10) End with a decision
What it really means: finish with a clear, bounded ask.
Real example (final slide text): Decision today:
- Approve £1.2m channel reallocation (now)
- Pause 11 roles (now)
- Revisit growth guidance on 30 September (commitment) if approved: EBITDA +£1.8m, runway +3 months; main risks A & B with owners named.
Checklist for your last slide:
- Ask: what exactly are you asking for?
- Impact: £/KPI change, with confidence range
- Risks: top two, with mitigations
- Owner & timeline: who drives it, by when
Common pitfall: ending with “happy to take questions” instead of an ask.
Three short war stories (borrowed)
a) the pricing tweak that paid the rent A SaaS company missed its gross margin target. The finance team showed a tidy variance table; nothing moved. A junior analyst rebuilt the story as a customer-level price/mix waterfall, revealing that a 5% discount on just two enterprise accounts drove half the miss.
Recommendation: cap discretionary discounts and introduce guardrails in the quoting tool. Margin recovered within a quarter.
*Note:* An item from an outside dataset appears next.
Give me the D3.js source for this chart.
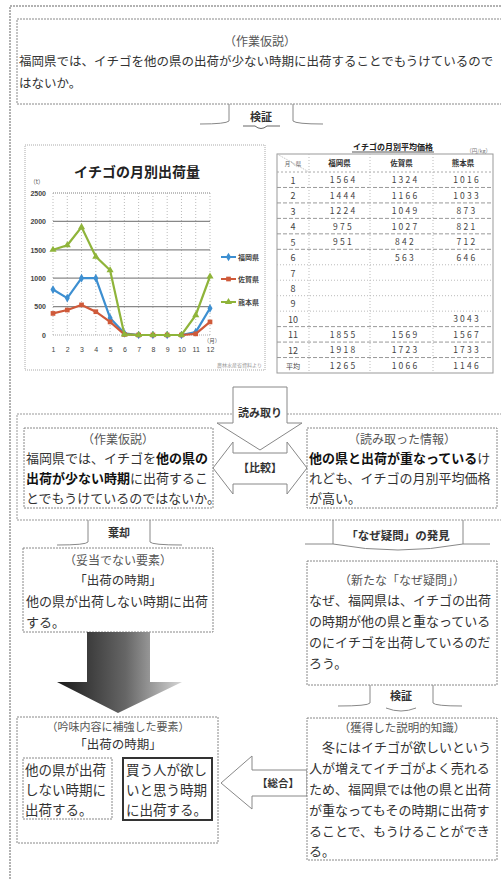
<!DOCTYPE html>
<html><head><meta charset="utf-8">
<script src="https://cdn.jsdelivr.net/npm/d3@7"></script>
<style>body{margin:0;background:#fff}svg{display:block;font-family:"Noto Sans CJK JP","Noto Sans",sans-serif}</style>
</head><body><svg id="c" width="501" height="879"></svg>
<script>
// ---------- data ----------
const months = ["1","2","3","4","5","6","7","8","9","10","11","12"];
const seriesNames = ["福岡県","佐賀県","熊本県"];
const fukuoka  = [800, 650, 1000, 1000, 300, 30, 0, 0, 0, 0, 50, 470];
const saga     = [380, 440, 530, 410, 230, 10, 0, 0, 0, 0, 20, 230];
const kumamoto = [1500, 1580, 1900, 1380, 1140, 10, 0, 0, 0, 0, 350, 1030];
const yTicks = [0, 500, 1000, 1500, 2000, 2500];
const tableHeader = ["月＼県", "福岡県", "佐賀県", "熊本県"];
const tableRows = ["1","2","3","4","5","6","7","8","9","10","11","12","平均"];
const priceFukuoka  = ["1564","1444","1224","975","951","","","","","","1855","1918","1265"];
const priceSaga     = ["1324","1166","1049","1027","842","563","","","","","1569","1723","1066"];
const priceKumamoto = ["1016","1033","873","821","712","646","","","","3043","1567","1733","1146"];

// ---------- helpers ----------
const svg = d3.select("#c");
const TXT = "#333", LINE = "#888";
const FS = 13;
function rect(x, y, w, h, o = {}) {
  return svg.append("rect").attr("x", x).attr("y", y).attr("width", w).attr("height", h)
    .attr("fill", o.fill || "#fff").attr("stroke", o.stroke || LINE)
    .attr("stroke-width", o.sw || 1).attr("stroke-dasharray", o.dash === undefined ? "2,1" : o.dash);
}
function path(d, o = {}) {
  return svg.append("path").attr("d", d).attr("fill", o.fill || "none").attr("stroke", o.stroke || LINE)
    .attr("stroke-width", o.sw || 1).attr("stroke-dasharray", o.dash || null);
}
function text(x, y, content, o = {}) {
  const t = svg.append("text").attr("x", x).attr("y", y).attr("font-size", o.size || FS)
    .attr("fill", o.color || TXT).attr("text-anchor", o.anchor || "start")
    .attr("font-weight", o.bold ? 700 : 400).attr("letter-spacing", o.ls || 0);
  if (Array.isArray(content)) {
    content.forEach(([s, b]) => t.append("tspan").attr("font-weight", b ? 700 : 400).attr("fill", b ? "#111" : (o.color || TXT)).text(s));
  } else t.text(content);
  return t;
}

// ---------- outer frame ----------
path("M10,879 L10,6 L510,6", {stroke: "#999", sw: 1.5, dash: "2,1"});

// ---------- top hypothesis ----------
rect(17, 19, 500, 85);
text(260, 46, "（作業仮説）", {anchor: "middle", size: 12, color: "#555"});
text(19, 66, "福岡県では、イチゴを他の県の出荷が少ない時期に出荷することでもうけているので", {size: 12.5});
text(19, 88, "はないか。", {size: 12.5});

// connector 検証 (top)
path("M229,104 L229,121 Q226,124 200,124");
path("M293,104 L293,121 Q296,124 323,124");
text(261, 121, "検証", {anchor: "middle", size: 11, bold: true});
path("M243,126 L255,126 Q261,131 267,126 L280,126", {stroke: "#666"});

// ---------- line chart ----------
rect(25, 145, 240, 225, {stroke: "#aaa", dash: "1,1"});
text(137, 177, "イチゴの月別出荷量", {anchor: "middle", size: 14, bold: true, color: "#222"});
const x = d3.scalePoint().domain(months).range([53, 210]);
const y = d3.scaleLinear().domain([0, 2500]).range([335, 193]);
const g = svg.append("g");
g.selectAll(".vg").data(months).join("line")
  .attr("x1", d => x(d)).attr("x2", d => x(d)).attr("y1", y(2500)).attr("y2", y(0))
  .attr("stroke", "#bbb").attr("stroke-dasharray", "1,2");
g.selectAll(".hg").data(yTicks).join("line")
  .attr("x1", 53).attr("x2", 210).attr("y1", d => y(d)).attr("y2", d => y(d))
  .attr("stroke", d => d === 0 || d === 2500 ? "#aaa" : "#888").attr("stroke-width", d => d === 0 ? 1 : 1.3)
  .attr("stroke-dasharray", d => d === 2500 || d === 0 ? "1,1" : null);
const ya = svg.append("g").attr("transform", "translate(49,0)")
  .call(d3.axisLeft(y).tickValues(yTicks).tickSize(0).tickPadding(3).tickFormat(d3.format("d")));
ya.select(".domain").remove();
ya.selectAll("text").attr("font-size", 7).attr("fill", "#444").attr("font-weight", 700);
const xa = svg.append("g").attr("transform", "translate(0,335)")
  .call(d3.axisBottom(x).tickSize(0).tickPadding(12));
xa.select(".domain").remove();
xa.selectAll("text").attr("font-size", 7).attr("fill", "#444");
text(37, 184, "（t）", {size: 6, color: "#555", anchor: "middle"});
text(212, 343, "（月）", {size: 5.5, color: "#555", anchor: "middle"});
text(262, 367, "農林水産省資料より", {size: 5, color: "#999", anchor: "end"});

const colors = ["#3d8fd1", "#cf5a3a", "#8fb43a"];
const symbols = [d3.symbolDiamond, d3.symbolSquare, d3.symbolTriangle];
[fukuoka, saga, kumamoto].forEach((vals, i) => {
  const line = d3.line().x((d, j) => x(months[j])).y(d => y(d));
  svg.append("path").datum(vals).attr("d", line).attr("fill", "none")
    .attr("stroke", colors[i]).attr("stroke-width", 2.2);
  svg.selectAll(".m" + i).data(vals).join("path")
    .attr("transform", (d, j) => `translate(${x(months[j])},${y(d)})`)
    .attr("d", d3.symbol(symbols[i], 22)).attr("fill", colors[i]);
  const ly = [257, 279, 302][i];
  svg.append("line").attr("x1", 221).attr("x2", 236).attr("y1", ly).attr("y2", ly)
    .attr("stroke", colors[i]).attr("stroke-width", 2);
  svg.append("path").attr("transform", `translate(228.5,${ly})`).attr("d", d3.symbol(symbols[i], 22)).attr("fill", colors[i]);
  text(238, ly + 2.5, seriesNames[i], {size: 7, color: "#444", bold: true});
});

// ---------- price table ----------
text(393, 150, "イチゴの月別平均価格", {anchor: "middle", size: 8, bold: true, color: "#222"});
path("M352,152 L434,152", {stroke: "#555"});
text(491, 153, "（円/kg）", {anchor: "end", size: 5.5, color: "#777"});
const colEdges = [277, 309, 370, 433, 493];
const rowY = d3.scaleBand().domain(tableRows).range([172, 373]);
rect(277, 154, 216, 219, {stroke: "#999", dash: null, fill: "#fff"});
path("M277,172 L493,172", {stroke: "#aaa", dash: "2,2"});
tableRows.forEach((r, i) => {
  if (i > 0) path(`M277,${rowY(r)} L493,${rowY(r)}`, {stroke: i >= 6 && i <= 9 ? "#bbb" : "#999", dash: i >= 6 && i <= 9 ? "1,2" : "4,2"});
});
colEdges.slice(1, 4).forEach(cx => path(`M${cx},154 L${cx},373`, {stroke: "#bbb", dash: "1,2"}));
path("M277,154 L309,172", {stroke: "#bbb", dash: "1,1"});
text(293, 166, tableHeader[0], {anchor: "middle", size: 5.5, color: "#666"});
tableHeader.slice(1).forEach((h, i) => text((colEdges[i + 1] + colEdges[i + 2]) / 2, 166, h, {anchor: "middle", size: 7.5, bold: true, color: "#333"}));
[priceFukuoka, priceSaga, priceKumamoto].forEach((col, ci) => {
  col.forEach((v, ri) => {
    text((colEdges[ci + 1] + colEdges[ci + 2]) / 2 + 4, rowY(tableRows[ri]) + rowY.bandwidth() / 2 + 3.5, v,
      {anchor: "middle", size: 8.5, ls: 2.2, color: "#444"});
  });
});
tableRows.forEach(r => text(293, rowY(r) + rowY.bandwidth() / 2 + 4, r, {anchor: "middle", size: r === "平均" ? 7 : 9, color: "#444"}));

// ---------- middle comparison section ----------
rect(17, 414, 500, 106, {stroke: "#999"});
rect(24, 428, 189, 80);
text(118, 444, "（作業仮説）", {anchor: "middle", size: 12, color: "#555"});
text(26, 463, [["福岡県では、イチゴを", false], ["他の県の", true]]);
text(26, 483, [["出荷が少ない時期", true], ["に出荷するこ", false]]);
text(26, 503, "とでもうけているのではないか。");
rect(307, 428, 190, 80);
text(402, 444, "（読み取った情報）", {anchor: "middle", size: 12, color: "#555"});
text(309, 463, [["他の県と出荷が重なっている", true], ["け", false]]);
text(309, 483, "れども、イチゴの月別平均価格");
text(309, 503, "が高い。");
// 読み取り arrow
path("M233,387 L287,387 L287,423 L302,423 L260,450 L217,423 L233,423 Z", {fill: "#fff", stroke: "#888"});
text(260, 417, "読み取り", {anchor: "middle", size: 11, bold: true});
// 比較 double arrow
path("M213,468 L233,442 L233,453 L287,453 L287,442 L307,468 L287,494 L287,484 L233,484 L233,494 Z", {stroke: "#888"});
text(260, 472, "【比較】", {anchor: "middle", size: 11, bold: true});

// connector 棄却
path("M88,520 L88,542 Q86,545 57,545");
path("M150,520 L150,542 Q152,545 182,545");
text(119, 537, "棄却", {anchor: "middle", size: 11, bold: true});
// 「なぜ疑問」の発見
path("M333,520 L333,544 L305,544 M463,520 L463,544 L490,544");
path("M333,544 Q398,556 463,544", {stroke: "#888"});
text(398, 540, "「なぜ疑問」の発見", {anchor: "middle", size: 11.5, bold: true});

// ---------- left lower ----------
rect(23, 548, 190, 84);
text(118, 565, "（妥当でない要素）", {anchor: "middle", size: 12, color: "#555"});
text(118, 585, "「出荷の時期」", {anchor: "middle", size: 12.5});
text(26, 606, "他の県が出荷しない時期に出荷");
text(26, 627, "する。");
// gradient arrow
const grad = svg.append("defs").append("linearGradient").attr("id", "ga").attr("x1", 0).attr("x2", 1);
grad.append("stop").attr("offset", 0).attr("stop-color", "#1a1a1a");
grad.append("stop").attr("offset", 0.55).attr("stop-color", "#666");
grad.append("stop").attr("offset", 1).attr("stop-color", "#d6d6d6");
path("M87,632 L150,632 L150,682 L182,682 L118,713 L57,682 L87,682 Z", {fill: "url(#ga)", stroke: "none"});

// ---------- right lower ----------
rect(307, 561, 190, 124);
text(402, 585, "（新たな「なぜ疑問」）", {anchor: "middle", size: 12, color: "#555"});
text(309, 605, "なぜ、福岡県は、イチゴの出荷");
text(309, 626, "の時期が他の県と重なっている");
text(309, 647, "のにイチゴを出荷しているのだ");
text(309, 668, "ろう。");
// connector 検証 (bottom)
path("M370,685 L370,703 Q368,706 338,706");
path("M433,685 L433,703 Q435,706 462,706");
text(401, 700, "検証", {anchor: "middle", size: 11, bold: true});
path("M386,708 Q401,714 416,708", {stroke: "#888"});

// ---------- bottom left ----------
rect(17, 717, 201, 126);
text(118, 731, "（吟味内容に補強した要素）", {anchor: "middle", size: 11, color: "#555"});
text(118, 749, "「出荷の時期」", {anchor: "middle", size: 12.5});
rect(23, 758, 89, 61);
text(25, 775, "他の県が出荷", {size: 13.5});
text(25, 795, "しない時期に", {size: 13.5});
text(25, 815, "出荷する。", {size: 13.5});
rect(123, 758, 89, 62, {stroke: "#333", sw: 2, dash: null});
text(126, 775, "買う人が欲し", {size: 13.5});
text(126, 795, "いと思う時期", {size: 13.5});
text(126, 815, "に出荷する。", {size: 13.5});
// 総合 arrow
path("M221,783 L252,756 L252,770 L307,770 L307,796 L252,796 L252,809 Z", {fill: "#fff", stroke: "#888"});
text(278, 787, "【総合】", {anchor: "middle", size: 10.5, bold: true});

// ---------- bottom right ----------
rect(307, 718, 190, 142);
text(402, 732, "（獲得した説明的知識）", {anchor: "middle", size: 11.5, color: "#555"});
text(309, 752, "　冬にはイチゴが欲しいという");
text(309, 773, "人が増えてイチゴがよく売れる");
text(309, 794, "ため、福岡県では他の県と出荷");
text(309, 815, "が重なってもその時期に出荷す");
text(309, 836, "ることで、もうけることができ");
text(309, 856, "る。");
</script></body></html>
b) the headcount debate that evaporated Operations argued for 25 new hires; finance resisted. We reframed the pack: start with a throughput-based capacity model linked to SLAs and churn. Tension slide: “If wait time exceeds 2 minutes, churn rises 60 bps; current trend breaches in six weeks.”
Decision slide: approve 12 hires now, 8 later if KPIs breach. Both sides felt heard because the story connected people to outcomes.
c) the marketing miracle that wasn’t Marketing claimed “record engagement” during a campaign. Instead of pageviews, we showed a cohort payback chart: the promo pulled in low-quality traffic with 14-month payback vs the 9-month benchmark.
Reallocating budget lifted net revenue with less spend. The team learned to celebrate payback, not impressions.
Closing thought
Great FP&A isn’t about prettier models; it’s about clearer choices. When you know your audience, strip out noise, lead with the “so what,” and end with an ask, your work stops being interesting and starts being useful. Numbers don’t move people — stories do.
And the best FP&A stories move people to act.